***** Supplied information
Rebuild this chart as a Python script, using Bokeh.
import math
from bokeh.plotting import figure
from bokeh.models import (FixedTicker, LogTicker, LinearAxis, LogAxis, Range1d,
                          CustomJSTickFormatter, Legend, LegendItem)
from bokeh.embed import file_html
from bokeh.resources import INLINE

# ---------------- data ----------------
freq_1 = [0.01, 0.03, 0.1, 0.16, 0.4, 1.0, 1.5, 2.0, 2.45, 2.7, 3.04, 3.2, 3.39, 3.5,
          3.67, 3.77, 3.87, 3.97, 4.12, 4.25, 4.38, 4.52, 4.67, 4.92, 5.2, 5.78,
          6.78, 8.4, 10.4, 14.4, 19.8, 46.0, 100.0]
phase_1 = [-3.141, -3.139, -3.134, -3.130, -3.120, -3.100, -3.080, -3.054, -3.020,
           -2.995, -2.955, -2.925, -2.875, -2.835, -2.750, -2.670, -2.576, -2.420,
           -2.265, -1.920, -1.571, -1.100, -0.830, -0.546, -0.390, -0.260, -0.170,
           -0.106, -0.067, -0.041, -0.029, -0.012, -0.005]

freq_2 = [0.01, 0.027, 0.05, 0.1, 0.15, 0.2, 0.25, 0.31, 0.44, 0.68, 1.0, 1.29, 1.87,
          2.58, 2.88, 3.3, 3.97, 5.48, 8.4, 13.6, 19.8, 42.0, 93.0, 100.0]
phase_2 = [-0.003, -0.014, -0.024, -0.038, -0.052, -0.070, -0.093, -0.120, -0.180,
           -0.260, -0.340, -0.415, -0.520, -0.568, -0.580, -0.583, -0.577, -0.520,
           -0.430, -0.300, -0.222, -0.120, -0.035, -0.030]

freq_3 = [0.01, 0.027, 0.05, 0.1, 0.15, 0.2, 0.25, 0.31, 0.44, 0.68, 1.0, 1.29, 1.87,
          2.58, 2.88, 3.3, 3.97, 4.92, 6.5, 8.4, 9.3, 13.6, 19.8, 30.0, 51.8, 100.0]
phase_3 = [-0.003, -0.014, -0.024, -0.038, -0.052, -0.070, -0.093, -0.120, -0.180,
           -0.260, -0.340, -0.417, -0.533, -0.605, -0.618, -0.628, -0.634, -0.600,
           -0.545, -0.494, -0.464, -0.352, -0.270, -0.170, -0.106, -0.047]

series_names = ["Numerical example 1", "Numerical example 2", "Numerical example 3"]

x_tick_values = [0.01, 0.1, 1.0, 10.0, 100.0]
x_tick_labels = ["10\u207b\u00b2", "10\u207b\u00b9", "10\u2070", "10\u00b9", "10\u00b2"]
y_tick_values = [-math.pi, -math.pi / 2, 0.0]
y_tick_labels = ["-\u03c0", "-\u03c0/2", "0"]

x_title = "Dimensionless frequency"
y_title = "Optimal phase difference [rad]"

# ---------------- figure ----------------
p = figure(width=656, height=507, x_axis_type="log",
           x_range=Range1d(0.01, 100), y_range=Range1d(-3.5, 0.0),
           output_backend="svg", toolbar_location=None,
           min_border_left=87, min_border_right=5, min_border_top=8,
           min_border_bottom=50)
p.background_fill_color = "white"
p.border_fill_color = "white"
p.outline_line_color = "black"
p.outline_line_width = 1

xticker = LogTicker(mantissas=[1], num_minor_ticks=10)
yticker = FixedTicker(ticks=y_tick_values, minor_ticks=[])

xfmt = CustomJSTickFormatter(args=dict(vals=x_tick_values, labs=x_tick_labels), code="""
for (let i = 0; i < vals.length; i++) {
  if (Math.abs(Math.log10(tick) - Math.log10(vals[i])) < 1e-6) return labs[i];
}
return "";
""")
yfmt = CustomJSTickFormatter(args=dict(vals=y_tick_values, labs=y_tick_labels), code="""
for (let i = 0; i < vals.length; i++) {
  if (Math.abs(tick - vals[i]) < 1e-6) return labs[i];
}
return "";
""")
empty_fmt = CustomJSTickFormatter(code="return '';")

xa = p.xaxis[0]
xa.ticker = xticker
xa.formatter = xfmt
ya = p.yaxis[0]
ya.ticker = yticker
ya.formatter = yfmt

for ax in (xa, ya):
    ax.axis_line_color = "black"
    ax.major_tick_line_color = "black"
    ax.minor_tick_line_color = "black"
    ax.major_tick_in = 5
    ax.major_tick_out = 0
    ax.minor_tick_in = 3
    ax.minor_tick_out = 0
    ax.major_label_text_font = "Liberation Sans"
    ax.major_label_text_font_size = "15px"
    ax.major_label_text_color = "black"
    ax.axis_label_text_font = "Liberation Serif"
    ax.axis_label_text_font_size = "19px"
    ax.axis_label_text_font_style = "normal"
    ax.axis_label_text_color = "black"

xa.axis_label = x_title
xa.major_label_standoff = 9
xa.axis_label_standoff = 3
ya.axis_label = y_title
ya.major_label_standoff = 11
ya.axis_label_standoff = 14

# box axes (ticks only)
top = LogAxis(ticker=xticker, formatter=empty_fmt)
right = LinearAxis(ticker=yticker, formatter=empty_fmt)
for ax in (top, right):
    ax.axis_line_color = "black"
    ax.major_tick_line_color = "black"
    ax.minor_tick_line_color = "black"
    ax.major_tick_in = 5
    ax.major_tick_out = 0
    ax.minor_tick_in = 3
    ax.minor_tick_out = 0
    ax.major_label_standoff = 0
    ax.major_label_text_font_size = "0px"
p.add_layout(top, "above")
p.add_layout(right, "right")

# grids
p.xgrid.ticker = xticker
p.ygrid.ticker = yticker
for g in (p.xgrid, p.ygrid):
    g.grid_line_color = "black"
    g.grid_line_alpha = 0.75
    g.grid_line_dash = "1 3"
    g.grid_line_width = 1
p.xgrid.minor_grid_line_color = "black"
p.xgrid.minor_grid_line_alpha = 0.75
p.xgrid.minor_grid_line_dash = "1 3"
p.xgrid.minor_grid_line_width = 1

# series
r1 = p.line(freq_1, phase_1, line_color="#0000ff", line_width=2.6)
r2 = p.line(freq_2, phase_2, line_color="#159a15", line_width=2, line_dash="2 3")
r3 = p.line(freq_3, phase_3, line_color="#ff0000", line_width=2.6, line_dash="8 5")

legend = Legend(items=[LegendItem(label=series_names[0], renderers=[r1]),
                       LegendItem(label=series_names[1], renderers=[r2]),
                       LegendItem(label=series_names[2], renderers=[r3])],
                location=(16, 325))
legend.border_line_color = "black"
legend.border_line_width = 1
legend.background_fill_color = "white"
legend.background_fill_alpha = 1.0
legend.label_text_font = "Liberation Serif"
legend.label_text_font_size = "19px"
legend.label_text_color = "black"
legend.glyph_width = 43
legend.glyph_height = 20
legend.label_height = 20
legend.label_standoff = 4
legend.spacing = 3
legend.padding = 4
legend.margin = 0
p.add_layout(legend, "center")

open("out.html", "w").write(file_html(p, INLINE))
**********
What you need to do
Reproduce, please, the lines of the material from its first line down to the line containing "from bokeh.resources import INLINE", keeping both ends and nothing beyond them.

Task answer
Rebuild this chart as a Python script, using Bokeh.
import math
from bokeh.plotting import figure
from bokeh.models import (FixedTicker, LogTicker, LinearAxis, LogAxis, Range1d,
                          CustomJSTickFormatter, Legend, LegendItem)
from bokeh.embed import file_html
from bokeh.resources import INLINE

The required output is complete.